■ **Information supplied**

****

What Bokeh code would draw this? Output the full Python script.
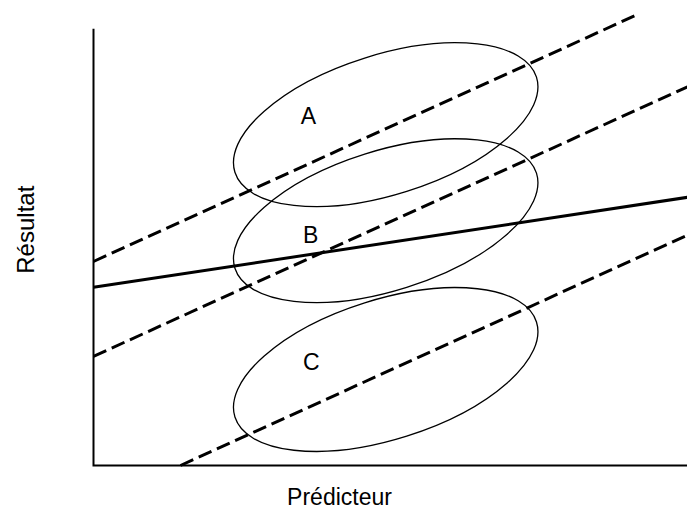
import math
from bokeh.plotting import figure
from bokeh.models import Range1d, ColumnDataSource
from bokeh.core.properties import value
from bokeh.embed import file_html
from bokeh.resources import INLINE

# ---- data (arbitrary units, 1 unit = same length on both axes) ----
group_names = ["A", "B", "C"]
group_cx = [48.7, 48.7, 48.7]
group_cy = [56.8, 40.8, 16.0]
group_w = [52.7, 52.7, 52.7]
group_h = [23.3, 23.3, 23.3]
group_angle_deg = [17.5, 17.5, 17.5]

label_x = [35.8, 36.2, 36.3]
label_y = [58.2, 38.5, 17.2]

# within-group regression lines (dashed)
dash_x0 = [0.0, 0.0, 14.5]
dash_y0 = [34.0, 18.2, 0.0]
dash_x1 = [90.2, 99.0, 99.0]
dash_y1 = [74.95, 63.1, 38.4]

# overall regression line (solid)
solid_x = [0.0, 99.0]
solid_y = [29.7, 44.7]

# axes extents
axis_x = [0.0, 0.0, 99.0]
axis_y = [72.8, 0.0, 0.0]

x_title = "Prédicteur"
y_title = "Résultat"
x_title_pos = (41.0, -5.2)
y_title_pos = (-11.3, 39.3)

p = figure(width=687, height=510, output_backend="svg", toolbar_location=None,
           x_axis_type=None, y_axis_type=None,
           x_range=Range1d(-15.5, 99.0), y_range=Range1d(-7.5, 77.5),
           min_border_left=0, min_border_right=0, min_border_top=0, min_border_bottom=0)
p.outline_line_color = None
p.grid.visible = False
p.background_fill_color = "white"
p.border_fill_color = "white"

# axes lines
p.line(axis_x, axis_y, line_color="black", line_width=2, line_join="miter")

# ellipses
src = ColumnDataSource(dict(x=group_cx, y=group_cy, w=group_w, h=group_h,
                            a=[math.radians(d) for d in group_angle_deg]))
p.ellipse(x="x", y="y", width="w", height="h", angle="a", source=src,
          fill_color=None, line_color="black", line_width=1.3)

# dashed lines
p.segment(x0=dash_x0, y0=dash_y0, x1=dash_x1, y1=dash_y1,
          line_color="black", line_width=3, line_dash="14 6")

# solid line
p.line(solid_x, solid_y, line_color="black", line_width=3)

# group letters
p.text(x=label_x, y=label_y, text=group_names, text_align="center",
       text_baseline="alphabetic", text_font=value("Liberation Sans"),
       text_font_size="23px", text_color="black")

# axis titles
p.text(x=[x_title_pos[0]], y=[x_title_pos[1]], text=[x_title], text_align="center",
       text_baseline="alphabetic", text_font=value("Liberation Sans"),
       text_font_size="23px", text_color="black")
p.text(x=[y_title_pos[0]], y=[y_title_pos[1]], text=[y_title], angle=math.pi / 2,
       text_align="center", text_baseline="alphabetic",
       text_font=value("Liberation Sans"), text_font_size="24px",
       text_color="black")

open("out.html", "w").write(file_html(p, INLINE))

****

■ **Problem requirements**
Make an exact copy of the listing above. Do not include the pictures.

■ **Response to the exercise**
What Bokeh code would draw this? Output the full Python script.
import math
from bokeh.plotting import figure
from bokeh.models import Range1d, ColumnDataSource
from bokeh.core.properties import value
from bokeh.embed import file_html
from bokeh.resources import INLINE

# ---- data (arbitrary units, 1 unit = same length on both axes) ----
group_names = ["A", "B", "C"]
group_cx = [48.7, 48.7, 48.7]
group_cy = [56.8, 40.8, 16.0]
group_w = [52.7, 52.7, 52.7]
group_h = [23.3, 23.3, 23.3]
group_angle_deg = [17.5, 17.5, 17.5]

label_x = [35.8, 36.2, 36.3]
label_y = [58.2, 38.5, 17.2]

# within-group regression lines (dashed)
dash_x0 = [0.0, 0.0, 14.5]
dash_y0 = [34.0, 18.2, 0.0]
dash_x1 = [90.2, 99.0, 99.0]
dash_y1 = [74.95, 63.1, 38.4]

# overall regression line (solid)
solid_x = [0.0, 99.0]
solid_y = [29.7, 44.7]

# axes extents
axis_x = [0.0, 0.0, 99.0]
axis_y = [72.8, 0.0, 0.0]

x_title = "Prédicteur"
y_title = "Résultat"
x_title_pos = (41.0, -5.2)
y_title_pos = (-11.3, 39.3)

p = figure(width=687, height=510, output_backend="svg", toolbar_location=None,
           x_axis_type=None, y_axis_type=None,
           x_range=Range1d(-15.5, 99.0), y_range=Range1d(-7.5, 77.5),
           min_border_left=0, min_border_right=0, min_border_top=0, min_border_bottom=0)
p.outline_line_color = None
p.grid.visible = False
p.background_fill_color = "white"
p.border_fill_color = "white"

# axes lines
p.line(axis_x, axis_y, line_color="black", line_width=2, line_join="miter")

# ellipses
src = ColumnDataSource(dict(x=group_cx, y=group_cy, w=group_w, h=group_h,
                            a=[math.radians(d) for d in group_angle_deg]))
p.ellipse(x="x", y="y", width="w", height="h", angle="a", source=src,
          fill_color=None, line_color="black", line_width=1.3)

# dashed lines
p.segment(x0=dash_x0, y0=dash_y0, x1=dash_x1, y1=dash_y1,
          line_color="black", line_width=3, line_dash="14 6")

# solid line
p.line(solid_x, solid_y, line_color="black", line_width=3)

# group letters
p.text(x=label_x, y=label_y, text=group_names, text_align="center",
       text_baseline="alphabetic", text_font=value("Liberation Sans"),
       text_font_size="23px", text_color="black")

# axis titles
p.text(x=[x_title_pos[0]], y=[x_title_pos[1]], text=[x_title], text_align="center",
       text_baseline="alphabetic", text_font=value("Liberation Sans"),
       text_font_size="23px", text_color="black")
p.text(x=[y_title_pos[0]], y=[y_title_pos[1]], text=[y_title], angle=math.pi / 2,
       text_align="center", text_baseline="alphabetic",
       text_font=value("Liberation Sans"), text_font_size="24px",
       text_color="black")

open("out.html", "w").write(file_html(p, INLINE))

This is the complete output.